STATED PROBLEM: Emit the data below verbatim, stripping out any pictures.
--- START OF DATA SEGMENT ---
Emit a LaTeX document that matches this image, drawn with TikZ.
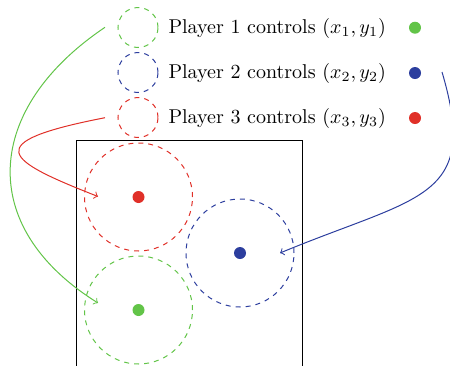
\documentclass[tikz,border=0pt]{standalone}
\definecolor{pg}{RGB}{98,196,72}
\definecolor{pb}{RGB}{44,62,158}
\definecolor{pr}{RGB}{224,48,40}
\begin{document}
\begin{tikzpicture}[x=0.5pt,y=-0.5pt,line width=0.5pt,
  smallring/.style={circle,draw,dash pattern=on 2.5pt off 2.5pt,minimum size=20pt,inner sep=0pt},
  bigring/.style={circle,draw,dash pattern=on 2.5pt off 2.5pt,minimum size=54pt,inner sep=0pt},
  dot/.style={circle,fill,minimum size=6pt,inner sep=0pt},
  label/.style={anchor=base west,inner sep=0pt},
  link/.style={->}]
\useasboundingbox (0,0) rectangle (450,365);
% frame
\draw[line width=0.45pt] (76,140) rectangle (302,390);
% legend
\node[smallring,pg] (s1) at (138,27.5) {};
\node[smallring,pb] (s2) at (138,72.5) {};
\node[smallring,pr] (s3) at (138,117.5) {};
\node[label] (t1) at (168,33.3) {Player 1 controls $(x_1,y_1)$};
\node[label] (t2) at (168,78.5) {Player 2 controls $(x_2,y_2)$};
\node[label] (t3) at (168,123.5) {Player 3 controls $(x_3,y_3)$};
\node[dot,pg] (d1) at (415,27.7) {};
\node[dot,pb] (d2) at (415,73) {};
\node[dot,pr] (d3) at (415,118) {};
% big rings
\node[bigring,pr] (R) at (138.5,197) {};
\node[bigring,pb] (B) at (240,253) {};
\node[bigring,pg] (G) at (138.5,310) {};
\node[dot,pr] (rd) at (138.5,197) {};
\node[dot,pb] (bd) at (240,253) {};
\node[dot,pg] (gd) at (138.5,310) {};
% connector ends
\coordinate (g0) at (105,27.3);
\coordinate (g1) at (98,303);
\coordinate (r0) at (105,117.7);
\coordinate (r1) at (98,196.5);
\coordinate (b0) at (442,72);
\coordinate (b1) at (280,253);
\draw[link,pg] (g0) .. controls (-15,108) and (-25,226) .. (g1);
\draw[link,pr] (r0) .. controls (-22,142.4) and (5,160) .. (r1);
\draw[link,pb] (b0) .. controls (480,200) and (420,195) .. (b1);
\end{tikzpicture}
\end{document}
--- END OF DATA SEGMENT ---
COMPLETE OUTPUT:
Emit a LaTeX document that matches this image, drawn with TikZ.
\documentclass[tikz,border=0pt]{standalone}
\definecolor{pg}{RGB}{98,196,72}
\definecolor{pb}{RGB}{44,62,158}
\definecolor{pr}{RGB}{224,48,40}
\begin{document}
\begin{tikzpicture}[x=0.5pt,y=-0.5pt,line width=0.5pt,
  smallring/.style={circle,draw,dash pattern=on 2.5pt off 2.5pt,minimum size=20pt,inner sep=0pt},
  bigring/.style={circle,draw,dash pattern=on 2.5pt off 2.5pt,minimum size=54pt,inner sep=0pt},
  dot/.style={circle,fill,minimum size=6pt,inner sep=0pt},
  label/.style={anchor=base west,inner sep=0pt},
  link/.style={->}]
\useasboundingbox (0,0) rectangle (450,365);
% frame
\draw[line width=0.45pt] (76,140) rectangle (302,390);
% legend
\node[smallring,pg] (s1) at (138,27.5) {};
\node[smallring,pb] (s2) at (138,72.5) {};
\node[smallring,pr] (s3) at (138,117.5) {};
\node[label] (t1) at (168,33.3) {Player 1 controls $(x_1,y_1)$};
\node[label] (t2) at (168,78.5) {Player 2 controls $(x_2,y_2)$};
\node[label] (t3) at (168,123.5) {Player 3 controls $(x_3,y_3)$};
\node[dot,pg] (d1) at (415,27.7) {};
\node[dot,pb] (d2) at (415,73) {};
\node[dot,pr] (d3) at (415,118) {};
% big rings
\node[bigring,pr] (R) at (138.5,197) {};
\node[bigring,pb] (B) at (240,253) {};
\node[bigring,pg] (G) at (138.5,310) {};
\node[dot,pr] (rd) at (138.5,197) {};
\node[dot,pb] (bd) at (240,253) {};
\node[dot,pg] (gd) at (138.5,310) {};
% connector ends
\coordinate (g0) at (105,27.3);
\coordinate (g1) at (98,303);
\coordinate (r0) at (105,117.7);
\coordinate (r1) at (98,196.5);
\coordinate (b0) at (442,72);
\coordinate (b1) at (280,253);
\draw[link,pg] (g0) .. controls (-15,108) and (-25,226) .. (g1);
\draw[link,pr] (r0) .. controls (-22,142.4) and (5,160) .. (r1);
\draw[link,pb] (b0) .. controls (480,200) and (420,195) .. (b1);
\end{tikzpicture}
\end{document}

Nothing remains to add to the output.